Мой ужин был готов, я велел подать на стол и пригласил двоих друзей присоединиться, заверив, что на десерт я им все покажу. Они согласились. Я, который не только не наметил никакого плана, но даже, говоря с ними о дереве Дианы, еще не придумал, какую роль сможет играть это дерево, под предлогом неотложной встречи по важному делу, оставив моих двух гостей с юной музой и одним из моих братьев, вышел в мой кабинет; в полчаса я набросал фабулу, которая, в силу своего новаторства, вполне согласовывалась с идеями моего августейшего покровителя и государя, который совсем недавно отменил в своих наследственных владениях монашеские порядки.

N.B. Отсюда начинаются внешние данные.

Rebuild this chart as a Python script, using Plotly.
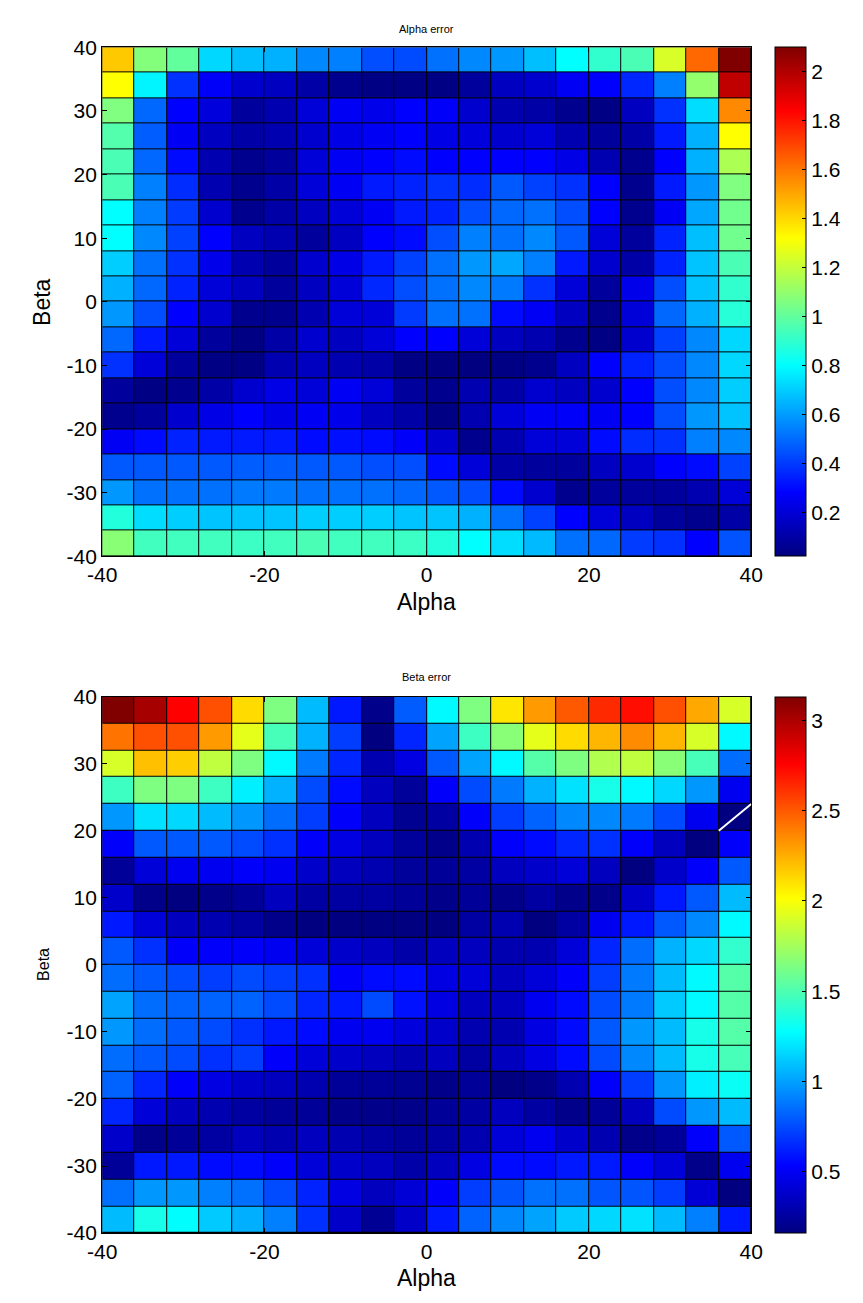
import plotly.graph_objects as go

# Grid cell edges (pcolor-style): 20 x 20 cells from -40 to 40
alpha_edges = list(range(-40, 41, 4))
beta_edges = list(range(-40, 41, 4))

# Alpha error, rows listed from Beta = 40 (top) down to Beta = -40 (bottom)
alpha_error = [
    [1.43, 1.07, 1.00, 0.72, 0.67, 0.64, 0.56, 0.54, 0.44, 0.43, 0.51, 0.56, 0.59, 0.67, 0.80, 0.90, 0.95, 1.24, 1.63, 2.10],
    [1.32, 0.78, 0.38, 0.27, 0.18, 0.15, 0.10, 0.05, 0.03, 0.03, 0.03, 0.08, 0.15, 0.18, 0.26, 0.28, 0.36, 0.54, 1.10, 1.97],
    [1.06, 0.49, 0.28, 0.21, 0.08, 0.12, 0.20, 0.26, 0.24, 0.28, 0.27, 0.18, 0.12, 0.10, 0.05, 0.03, 0.15, 0.38, 0.73, 1.56],
    [0.97, 0.47, 0.26, 0.15, 0.10, 0.12, 0.18, 0.23, 0.26, 0.28, 0.23, 0.21, 0.18, 0.20, 0.12, 0.08, 0.10, 0.33, 0.64, 1.32],
    [0.95, 0.49, 0.30, 0.12, 0.05, 0.08, 0.20, 0.26, 0.28, 0.30, 0.28, 0.28, 0.28, 0.28, 0.23, 0.12, 0.05, 0.28, 0.64, 1.15],
    [0.95, 0.54, 0.37, 0.12, 0.05, 0.10, 0.20, 0.26, 0.33, 0.35, 0.38, 0.37, 0.46, 0.41, 0.38, 0.28, 0.05, 0.33, 0.59, 1.06],
    [0.80, 0.54, 0.40, 0.18, 0.05, 0.10, 0.15, 0.20, 0.26, 0.33, 0.35, 0.44, 0.49, 0.51, 0.44, 0.28, 0.05, 0.26, 0.62, 1.03],
    [0.80, 0.56, 0.41, 0.28, 0.15, 0.12, 0.08, 0.15, 0.28, 0.30, 0.44, 0.54, 0.51, 0.56, 0.46, 0.20, 0.08, 0.35, 0.67, 1.03],
    [0.70, 0.51, 0.38, 0.24, 0.12, 0.08, 0.18, 0.23, 0.33, 0.41, 0.51, 0.59, 0.62, 0.54, 0.33, 0.18, 0.10, 0.35, 0.68, 0.95],
    [0.64, 0.49, 0.35, 0.20, 0.15, 0.08, 0.15, 0.20, 0.36, 0.44, 0.51, 0.56, 0.53, 0.38, 0.20, 0.08, 0.24, 0.44, 0.68, 0.90],
    [0.59, 0.44, 0.28, 0.18, 0.05, 0.05, 0.12, 0.20, 0.20, 0.40, 0.51, 0.51, 0.30, 0.26, 0.15, 0.05, 0.20, 0.49, 0.64, 0.88],
    [0.49, 0.33, 0.20, 0.08, 0.03, 0.10, 0.18, 0.15, 0.20, 0.28, 0.28, 0.20, 0.15, 0.12, 0.05, 0.03, 0.18, 0.41, 0.56, 0.72],
    [0.38, 0.20, 0.08, 0.03, 0.03, 0.12, 0.15, 0.12, 0.10, 0.03, 0.02, 0.02, 0.03, 0.05, 0.15, 0.28, 0.35, 0.44, 0.56, 0.72],
    [0.08, 0.03, 0.05, 0.10, 0.18, 0.23, 0.20, 0.26, 0.20, 0.08, 0.05, 0.12, 0.10, 0.18, 0.15, 0.18, 0.28, 0.44, 0.56, 0.70],
    [0.05, 0.08, 0.18, 0.23, 0.28, 0.23, 0.26, 0.24, 0.15, 0.10, 0.03, 0.12, 0.20, 0.26, 0.27, 0.26, 0.28, 0.44, 0.59, 0.68],
    [0.26, 0.30, 0.35, 0.33, 0.33, 0.33, 0.30, 0.31, 0.30, 0.27, 0.18, 0.05, 0.12, 0.20, 0.20, 0.30, 0.37, 0.38, 0.54, 0.56],
    [0.46, 0.46, 0.46, 0.46, 0.47, 0.47, 0.46, 0.46, 0.44, 0.44, 0.30, 0.20, 0.10, 0.08, 0.08, 0.15, 0.18, 0.28, 0.30, 0.41],
    [0.59, 0.51, 0.51, 0.51, 0.53, 0.53, 0.51, 0.51, 0.51, 0.49, 0.46, 0.44, 0.30, 0.18, 0.05, 0.08, 0.08, 0.08, 0.12, 0.20],
    [0.87, 0.73, 0.70, 0.68, 0.68, 0.68, 0.70, 0.70, 0.70, 0.68, 0.68, 0.64, 0.51, 0.41, 0.28, 0.20, 0.15, 0.08, 0.05, 0.10],
    [1.08, 0.93, 0.93, 0.93, 0.92, 0.93, 0.95, 0.93, 0.93, 0.92, 0.87, 0.80, 0.73, 0.66, 0.51, 0.49, 0.40, 0.38, 0.28, 0.45],
]

# Beta error, rows listed from Beta = 40 (top) down to Beta = -40 (bottom)
beta_error = [
    [3.13, 3.02, 2.76, 2.53, 2.12, 1.64, 1.08, 0.60, 0.19, 0.80, 1.26, 1.64, 2.09, 2.31, 2.50, 2.64, 2.72, 2.53, 2.27, 1.90],
    [2.42, 2.53, 2.53, 2.31, 1.94, 1.48, 1.05, 0.71, 0.16, 0.64, 1.01, 1.45, 1.67, 1.94, 2.12, 2.23, 2.35, 2.23, 1.90, 1.26],
    [1.90, 2.20, 2.16, 1.83, 1.64, 1.26, 0.89, 0.64, 0.30, 0.45, 0.79, 1.01, 1.26, 1.52, 1.64, 1.79, 1.83, 1.67, 1.48, 0.85],
    [1.45, 1.64, 1.64, 1.45, 1.23, 1.05, 0.75, 0.56, 0.34, 0.24, 0.52, 0.75, 0.89, 1.05, 1.19, 1.34, 1.26, 1.16, 0.97, 0.49],
    [0.97, 1.19, 1.16, 1.08, 0.97, 0.85, 0.71, 0.52, 0.34, 0.21, 0.26, 0.52, 0.71, 0.82, 0.93, 0.93, 0.89, 0.75, 0.49, 0.16],
    [0.52, 0.79, 0.79, 0.79, 0.75, 0.67, 0.52, 0.45, 0.34, 0.24, 0.19, 0.30, 0.52, 0.56, 0.64, 0.67, 0.52, 0.34, 0.16, 0.52],
    [0.23, 0.42, 0.49, 0.49, 0.52, 0.49, 0.38, 0.34, 0.30, 0.24, 0.23, 0.26, 0.34, 0.38, 0.42, 0.34, 0.16, 0.38, 0.52, 0.79],
    [0.38, 0.19, 0.16, 0.19, 0.23, 0.34, 0.26, 0.26, 0.26, 0.23, 0.19, 0.23, 0.19, 0.26, 0.19, 0.19, 0.38, 0.60, 0.79, 1.08],
    [0.60, 0.42, 0.34, 0.30, 0.26, 0.19, 0.16, 0.16, 0.17, 0.16, 0.16, 0.26, 0.30, 0.16, 0.26, 0.49, 0.60, 0.79, 0.93, 1.26],
    [0.79, 0.67, 0.52, 0.52, 0.52, 0.49, 0.42, 0.38, 0.34, 0.28, 0.34, 0.34, 0.30, 0.30, 0.42, 0.64, 0.85, 1.05, 1.16, 1.42],
    [0.85, 0.79, 0.75, 0.71, 0.75, 0.71, 0.67, 0.52, 0.56, 0.56, 0.45, 0.42, 0.34, 0.42, 0.52, 0.71, 0.89, 1.08, 1.26, 1.52],
    [1.01, 0.85, 0.82, 0.82, 0.82, 0.75, 0.64, 0.60, 0.75, 0.58, 0.45, 0.34, 0.34, 0.49, 0.56, 0.75, 0.89, 1.12, 1.26, 1.52],
    [0.97, 0.85, 0.79, 0.75, 0.67, 0.60, 0.56, 0.49, 0.49, 0.43, 0.38, 0.30, 0.30, 0.45, 0.56, 0.79, 0.97, 1.08, 1.34, 1.52],
    [0.85, 0.79, 0.75, 0.67, 0.71, 0.52, 0.42, 0.38, 0.34, 0.30, 0.34, 0.26, 0.34, 0.45, 0.56, 0.75, 0.93, 1.08, 1.34, 1.48],
    [0.82, 0.64, 0.52, 0.45, 0.38, 0.34, 0.30, 0.23, 0.23, 0.21, 0.19, 0.23, 0.16, 0.19, 0.30, 0.52, 0.71, 0.97, 1.23, 1.30],
    [0.64, 0.42, 0.34, 0.30, 0.26, 0.23, 0.23, 0.19, 0.19, 0.19, 0.23, 0.26, 0.34, 0.26, 0.19, 0.23, 0.34, 0.75, 0.97, 1.08],
    [0.38, 0.19, 0.23, 0.26, 0.34, 0.30, 0.34, 0.30, 0.26, 0.23, 0.26, 0.30, 0.42, 0.49, 0.38, 0.30, 0.19, 0.23, 0.52, 0.79],
    [0.23, 0.60, 0.60, 0.56, 0.56, 0.52, 0.42, 0.38, 0.34, 0.28, 0.34, 0.45, 0.56, 0.56, 0.60, 0.60, 0.52, 0.42, 0.19, 0.49],
    [0.86, 0.97, 0.97, 0.90, 0.86, 0.75, 0.63, 0.45, 0.34, 0.41, 0.52, 0.71, 0.78, 0.86, 0.86, 0.78, 0.78, 0.71, 0.41, 0.16],
    [1.08, 1.34, 1.27, 1.12, 1.04, 0.90, 0.67, 0.37, 0.22, 0.37, 0.60, 0.82, 0.93, 1.01, 1.12, 1.16, 1.19, 1.08, 0.90, 0.60],
]

alpha_cbar_ticks = [0.2, 0.4, 0.6, 0.8, 1.0, 1.2, 1.4, 1.6, 1.8, 2.0]
alpha_cbar_text = ["0.2", "0.4", "0.6", "0.8", "1", "1.2", "1.4", "1.6", "1.8", "2"]
beta_cbar_ticks = [0.5, 1.0, 1.5, 2.0, 2.5, 3.0]
beta_cbar_text = ["0.5", "1", "1.5", "2", "2.5", "3"]
x_ticks = [-40, -20, 0, 20, 40]
x_tick_text = ["-40", "-20", "0", "20", "40"]
y_ticks = [-40, -30, -20, -10, 0, 10, 20, 30, 40]
y_tick_text = ["-40", "-30", "-20", "-10", "0", "10", "20", "30", "40"]

# MATLAB-style jet colormap
jet = [
    [0.0, "rgb(0,0,128)"],
    [0.125, "rgb(0,0,255)"],
    [0.375, "rgb(0,255,255)"],
    [0.625, "rgb(255,255,0)"],
    [0.875, "rgb(255,0,0)"],
    [1.0, "rgb(128,0,0)"],
]

W, H = 863, 1303
FONT = "Liberation Sans, Arial, Helvetica, sans-serif"


def px_x(p):
    return p / W


def px_y(p):
    return (H - p) / H


# panel pixel boxes (left, right, top, bottom)
top_box = (90, 760, 36, 554)
bot_box = (90, 760, 697, 1243)


def cbar(box, tickvals, ticktext):
    return dict(
        x=px_x(785), xanchor="left", xref="paper",
        y=px_y(box[3]), yanchor="bottom",
        len=(box[3] - box[2]) / H, lenmode="fraction",
        thickness=31, thicknessmode="pixels",
        outlinecolor="black", outlinewidth=1,
        tickvals=tickvals, ticktext=ticktext,
        ticks="inside", ticklen=4, tickcolor="black",
        tickfont=dict(family=FONT, size=21, color="black"),
        xpad=0, ypad=0,
    )


fig = go.Figure()

fig.add_trace(go.Heatmap(
    x=alpha_edges, y=beta_edges, z=alpha_error[::-1],
    colorscale=jet, zsmooth=False, xgap=1, ygap=1,
    colorbar=cbar(top_box, alpha_cbar_ticks, alpha_cbar_text),
    xaxis="x", yaxis="y",
))

fig.add_trace(go.Heatmap(
    x=alpha_edges, y=beta_edges, z=beta_error[::-1],
    colorscale=jet, zsmooth=False, xgap=1, ygap=1,
    colorbar=cbar(bot_box, beta_cbar_ticks, beta_cbar_text),
    xaxis="x2", yaxis="y2",
))

axis_common = dict(
    showgrid=False, zeroline=False,
    showline=True, linecolor="black", linewidth=1, mirror="ticks",
    ticks="inside", ticklen=5, tickcolor="black",
    tickfont=dict(family=FONT, size=21, color="black"),
)

fig.update_layout(
    width=W, height=H,
    margin=dict(l=0, r=0, t=0, b=0),
    paper_bgcolor="white",
    plot_bgcolor="black",
    showlegend=False,
    xaxis=dict(domain=[px_x(top_box[0]), px_x(top_box[1])], range=[-40, 40],
               tickvals=x_ticks, ticktext=x_tick_text, anchor="y", **axis_common),
    yaxis=dict(domain=[px_y(top_box[3]), px_y(top_box[2])], range=[-40, 40],
               tickvals=y_ticks, ticktext=y_tick_text, anchor="x", **axis_common),
    xaxis2=dict(domain=[px_x(bot_box[0]), px_x(bot_box[1])], range=[-40, 40],
                tickvals=x_ticks, ticktext=x_tick_text, anchor="y2", **axis_common),
    yaxis2=dict(domain=[px_y(bot_box[3]), px_y(bot_box[2])], range=[-40, 40],
                tickvals=y_ticks, ticktext=y_tick_text, anchor="x2", **axis_common),
)

cx = px_x((top_box[0] + top_box[1]) / 2)
annotations = [
    dict(text="Alpha error", x=cx, y=px_y(17), font=dict(size=11)),
    dict(text="Alpha", x=cx, y=px_y(601), font=dict(size=23)),
    dict(text="Beta", x=px_x(28), y=px_y((top_box[2] + top_box[3]) / 2),
         font=dict(size=23), textangle=-90),
    dict(text="Beta error", x=cx, y=px_y(677), font=dict(size=11)),
    dict(text="Alpha", x=cx, y=px_y(1289), font=dict(size=23)),
    dict(text="Beta", x=px_x(30), y=px_y((bot_box[2] + bot_box[3]) / 2),
         font=dict(size=16), textangle=-90),
]
for a in annotations:
    a.update(xref="paper", yref="paper", showarrow=False,
             xanchor="center", yanchor="middle")
    a["font"].update(family=FONT, color="black")
fig.update_layout(annotations=annotations)

# thin white stroke across one cell of the lower panel
fig.add_shape(type="line", xref="x2", yref="y2", x0=36, y0=20, x1=40, y1=24,
              line=dict(color="white", width=2))

fig.write_html("out.html")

«У Дианы, богини чистоты, имеется в саду дерево, приносящее яблоки дивной красоты: когда нимфа проходит под его ветвями, если она чиста, яблоки становятся прозрачными и каждая ветка дерева издает небесную мелодию; если, наоборот, она, хотя бы в мыслях, преступает этот абсолютный закон, плод теряет прозрачность становится черным, обугливается и наносит на голову виновной неизгладимые следы, наподобие стигматов. Купидон, разгневанный на Диану за то, что она наносит оскорбление его культу, проникает в сад в женском одеянии, он вселяет страсть в сердце садовника и обучает его искусству внушать любовь всем нимфам; не довольствуясь этим триумфом, он открывает ворота прекрасному Эндимиону, в которого безумно влюбляется сама богиня. Великий Жрец, в глубине святилища, узнает о святотатстве и, облеченный верховной властью, приказывает, чтобы все нимфы и сама богиня подверглись испытанию; чтобы избежать разоблачения, Диана велит срубить дерево, и Купидон, примирившись, явившись в светящемся облаке, превращает сад в великолепный дворец, посвященный отныне Амуру».
Эта пьеса, на мой взгляд, – лучшее из моих произведений; в нем дышит нежное сладострастие, которое захватывает человека; что же до интереса, который оно вызвало, гарантией тому служат сотня и более представлений. Граф де Роземберг спросил у меня, где я взял столь прекрасные идеи; я ответил, что мне внушило их желание поразить своих врагов; император, который понял мое намерение поддержать его в его идеях реформ, передал мне сотню цехинов.